How to make your profile easier to trust remotely
Remote employers cannot rely on office presence to evaluate fit. They need quick evidence that you communicate clearly, manage work independently, and can collaborate across locations. Your resume, LinkedIn profile, portfolio, and outreach should make that evidence easy to find.
- Show outcomes: Replace vague duties with results, projects, metrics, or business impact where possible.
- Explain remote tools: Mention relevant tools such as project management systems, shared documents, video calls, ticketing platforms, CRM software, or design collaboration tools.
- Clarify location and timezone: Make it easy for recruiters to understand where you are based and when you can collaborate.
- Highlight async work: Show examples of documentation, handoffs, written updates, and cross-functional work.
- Be precise about role targets: State whether you are looking for full-time employment, contract work, freelance projects, or remote-first roles.

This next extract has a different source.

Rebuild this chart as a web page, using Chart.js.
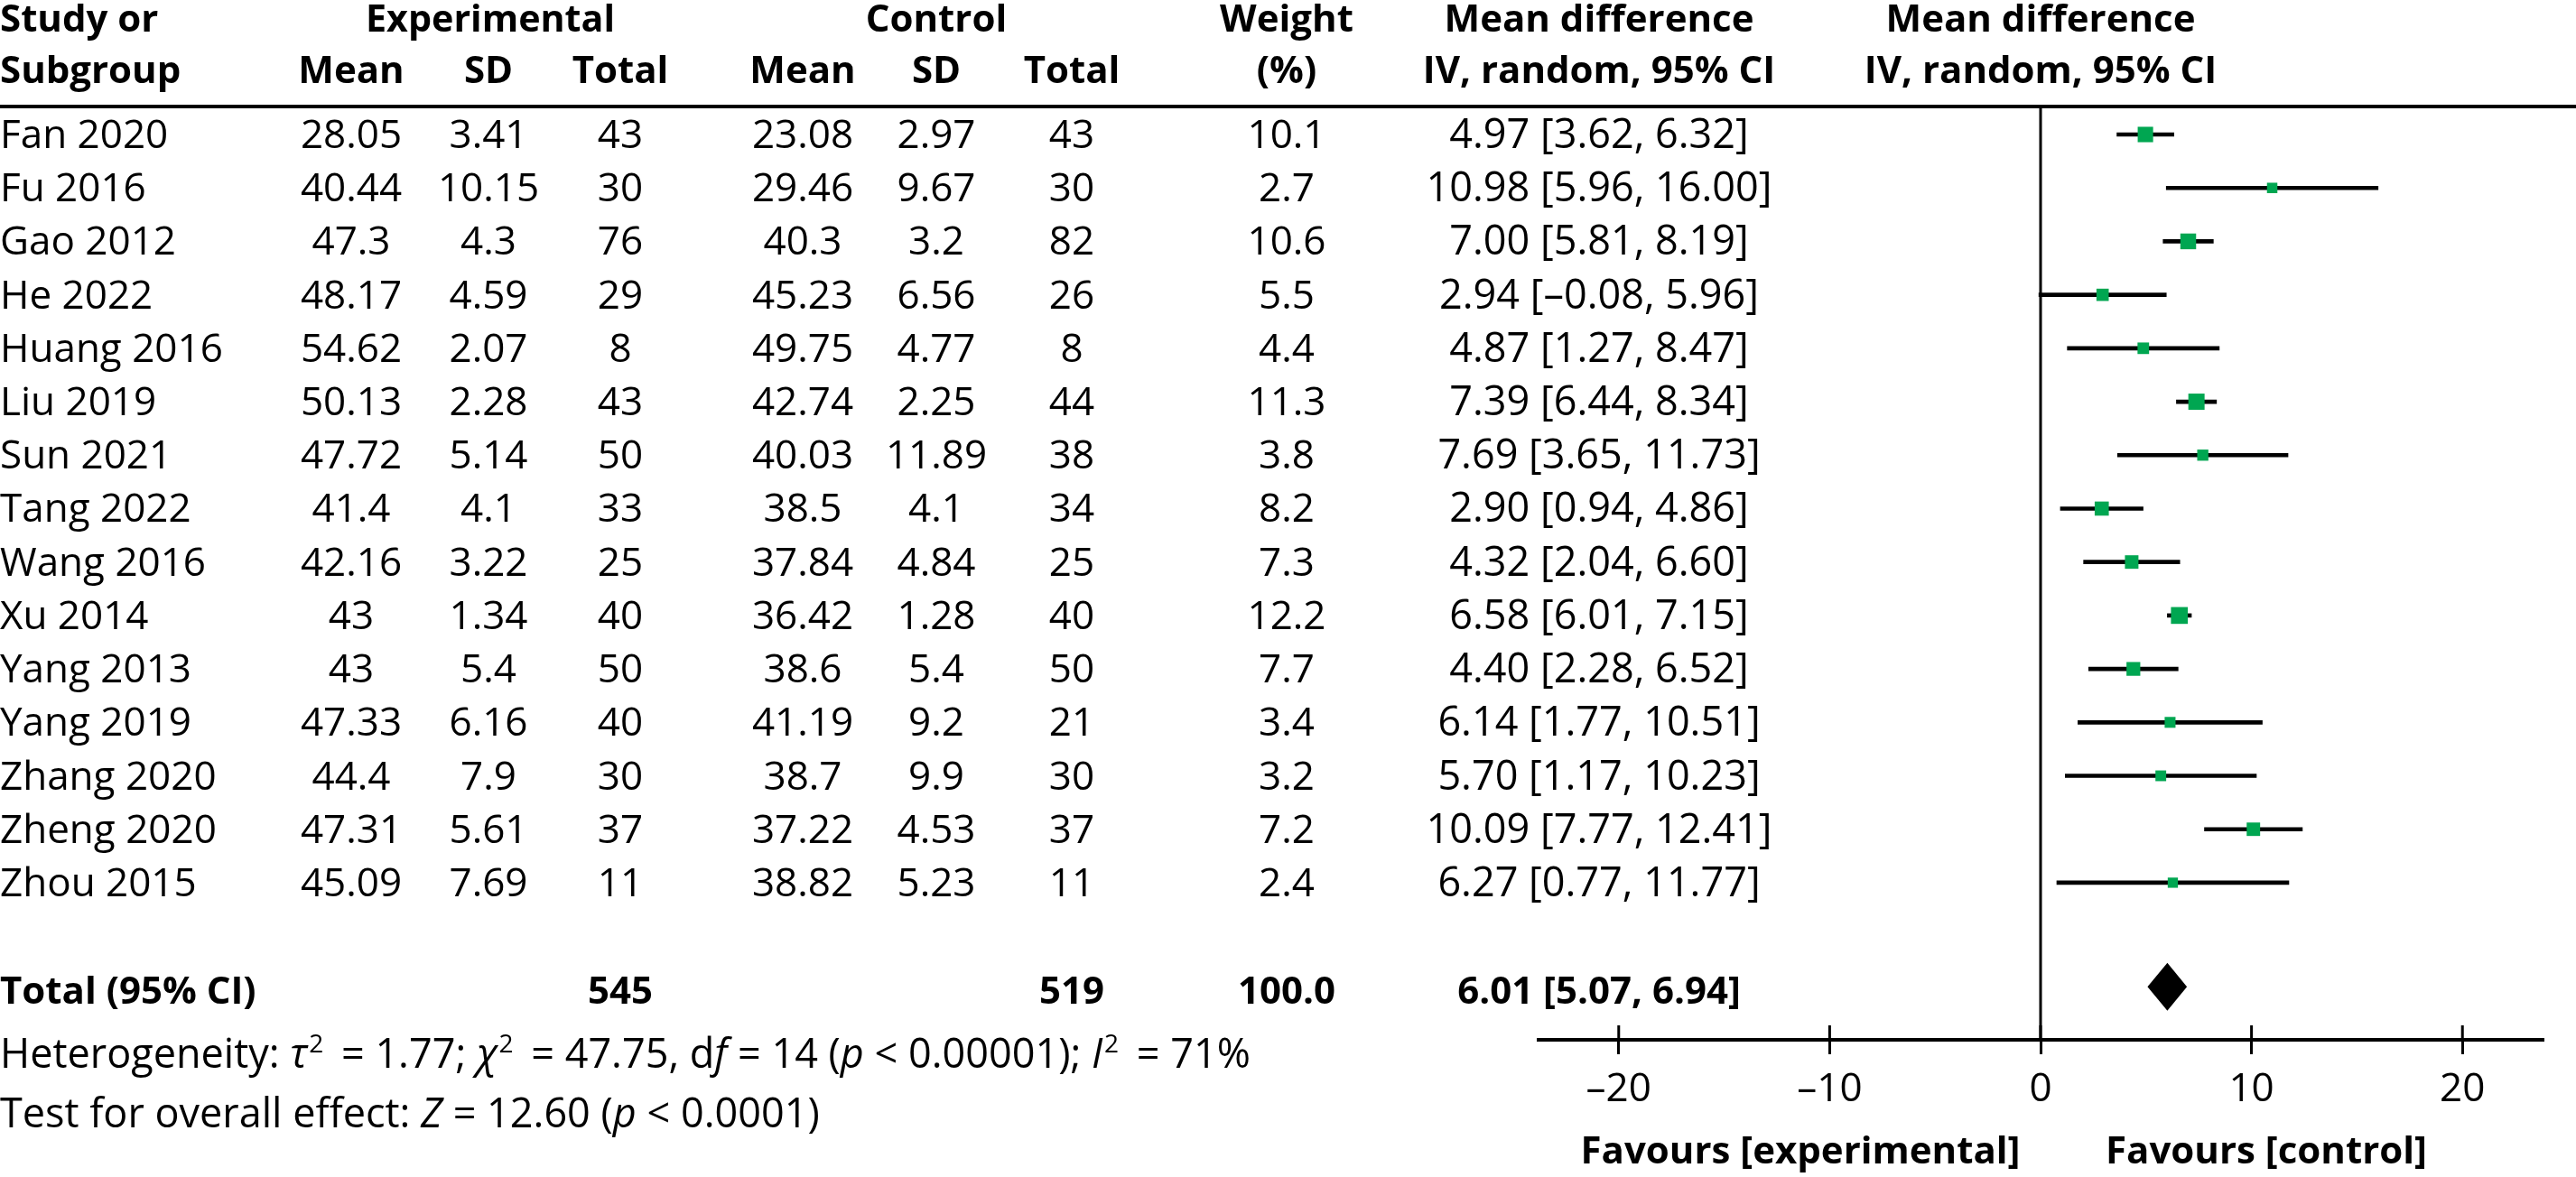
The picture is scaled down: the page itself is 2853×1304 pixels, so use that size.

A practical checklist for EOR-aware job searching
Use this checklist to find more hidden jobs and reduce wasted applications:
- Build a target list of remote-first and distributed companies in your field.
- Check each careers page for country eligibility, remote policy details, and global hiring language.
- Search LinkedIn for company posts mentioning EOR, global payroll, distributed teams, or international hiring.
- Follow recruiters and hiring managers at target companies.
- Set alerts for specific job titles plus remote, EOR, global, international, or distributed keywords.
- Update your resume with remote-friendly achievements and async collaboration examples.
- Prepare interview questions about employment type, onboarding, benefits, timezone expectations, and location eligibility.
- Track outreach, responses, and follow-ups in one place so early signals do not get lost.
If you want to understand how companies compare employment infrastructure, reading about global employment setup can make job descriptions easier to interpret.

Important caution for cross-border work
This article is general career guidance for job seekers. EOR arrangements, contractor status, employment contracts, payroll, taxes, benefits, and local employment rights can vary by country, state, and role type. Before making decisions, check official local guidance or speak with a qualified tax, legal, payroll, or employment professional when needed.
Final thoughts
Remote work has made job hunting broader, but it has also made hiring more operationally complex. The best opportunities are not always the loudest postings. Sometimes they appear through EOR signals, recruiter activity, company expansion, contractor-to-employee paths, and distributed team planning.
For Hidden Jobs readers, the key is to look beyond public listings. Learn the language of remote hiring infrastructure, build a profile that proves you can work well across locations, and watch for early signs that a company is preparing to hire where you live.